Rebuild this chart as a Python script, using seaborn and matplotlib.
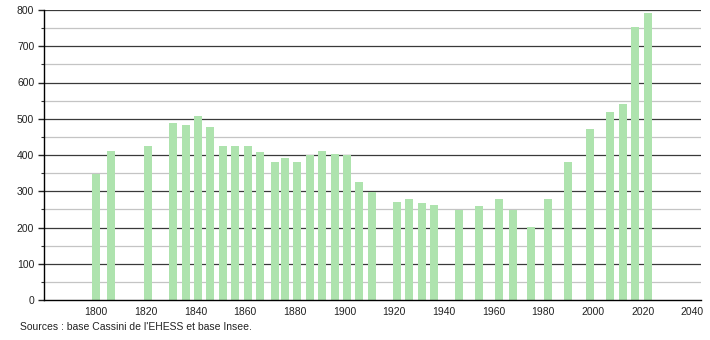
import matplotlib
matplotlib.use("Agg")
import matplotlib.pyplot as plt
import seaborn as sns
import pandas as pd
from matplotlib.ticker import MultipleLocator

years = [1800, 1806, 1821, 1831, 1836, 1841, 1846, 1851, 1856, 1861, 1866,
         1872, 1876, 1881, 1886, 1891, 1896, 1901, 1906, 1911, 1921, 1926,
         1931, 1936, 1946, 1954, 1962, 1968, 1975, 1982, 1990, 1999, 2007,
         2012, 2017, 2022]
population = [347, 411, 426, 489, 483, 508, 477, 426, 426, 426, 409,
              381, 392, 381, 399, 411, 403, 400, 326, 299, 271, 279,
              268, 262, 248, 259, 278, 248, 201, 279, 381, 473, 518,
              541, 754, 792]
x_ticks = [1800, 1820, 1840, 1860, 1880, 1900, 1920, 1940, 1960, 1980, 2000, 2020, 2040]
y_ticks = [0, 100, 200, 300, 400, 500, 600, 700, 800]
source_text = "Sources : base Cassini de l'EHESS et base Insee."

sns.set_style("white")
plt.rcParams['font.family'] = ['Liberation Sans', 'DejaVu Sans']

df = pd.DataFrame({"year": years, "pop": population})

fig = plt.figure(figsize=(7.1, 3.4), dpi=100)
ax = fig.add_axes([44/710, 40/340, (701-44)/710, 290/340])

sns.barplot(data=df, x="year", y="pop", native_scale=True, color="#aee3ae",
            saturation=1, width=0.8, ax=ax, zorder=3, errorbar=None,
            linewidth=0, edgecolor="none")

ax.set_xlim(1779, 2043.5)
ax.set_ylim(0, 800)
ax.set_xticks(x_ticks)
ax.set_xticklabels([str(t) for t in x_ticks])
ax.set_yticks(y_ticks)
ax.yaxis.set_minor_locator(MultipleLocator(50))

ax.grid(False)
for v in range(50, 801, 50):
    if v % 100 == 0:
        ax.axhline(v, color="#3a3a3a", lw=0.9, zorder=1)
    else:
        ax.axhline(v, color="#c4c4c4", lw=0.9, zorder=1)

for s in ["top", "right"]:
    ax.spines[s].set_visible(False)
ax.spines["left"].set_color("black")
ax.spines["bottom"].set_color("black")
ax.spines["left"].set_linewidth(1)
ax.spines["bottom"].set_linewidth(1)
ax.spines["left"].set_zorder(5)
ax.spines["bottom"].set_zorder(5)

ax.tick_params(axis="x", length=0, labelsize=7.5, pad=5, colors="#222222")
ax.tick_params(axis="y", which="major", length=4, width=1, labelsize=7.5, pad=3,
               colors="#222222", left=True)
ax.tick_params(axis="y", which="minor", length=2, width=0.8, left=True, color="#333333")
ax.set_xlabel("")
ax.set_ylabel("")

fig.text(20/710, (340-327)/340, source_text, fontsize=7.5, color="#222222",
         va="center", ha="left")

fig.savefig("out.png", dpi=100)
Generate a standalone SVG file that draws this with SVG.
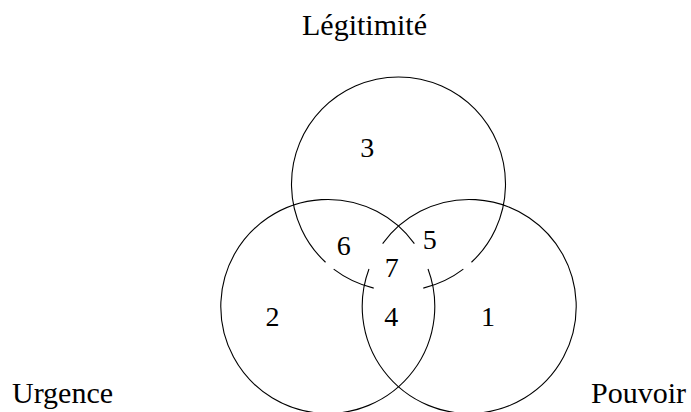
<svg xmlns="http://www.w3.org/2000/svg" width="691" height="412" viewBox="0 0 691 412">
<rect width="691" height="412" fill="#fff"/>
<g id="legitimite" fill="none" stroke="#000" stroke-width="1.1">
<path d="M 325.53 262.26 A 107 107 0 1 1 471.47 262.26"/>
<path d="M 463.34 269.12 A 107 107 0 0 1 423.29 288.09"/>
<path d="M 373.71 288.09 A 107 107 0 0 1 333.66 269.12"/>
</g>
<g id="urgence" fill="none" stroke="#000" stroke-width="1.1">
<path d="M 428.02 269.03 A 107 107 0 1 1 414.37 243.61"/>
</g>
<g id="pouvoir" fill="none" stroke="#000" stroke-width="1.1">
<path d="M 382.63 243.61 A 107 107 0 1 1 368.98 269.03"/>
</g>
<g id="connectors"/>
<text x="302" y="35" font-size="30" font-family="Liberation Serif">Légitimité</text>
<text x="12" y="403" font-size="30" font-family="Liberation Serif">Urgence</text>
<text x="591" y="403" font-size="30" font-family="Liberation Serif">Pouvoir</text>
<text x="481" y="326" font-size="28" font-family="Liberation Serif">1</text>
<text x="265.5" y="326" font-size="28" font-family="Liberation Serif">2</text>
<text x="360.3" y="157.3" font-size="28" font-family="Liberation Serif">3</text>
<text x="384.2" y="326" font-size="28" font-family="Liberation Serif">4</text>
<text x="422.7" y="249" font-size="28" font-family="Liberation Serif">5</text>
<text x="336.7" y="255" font-size="28" font-family="Liberation Serif">6</text>
<text x="384.7" y="277.3" font-size="28" font-family="Liberation Serif">7</text>
</svg>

Problem details:
Give only the count of lines in which the string "this" appears.

Written reply:
2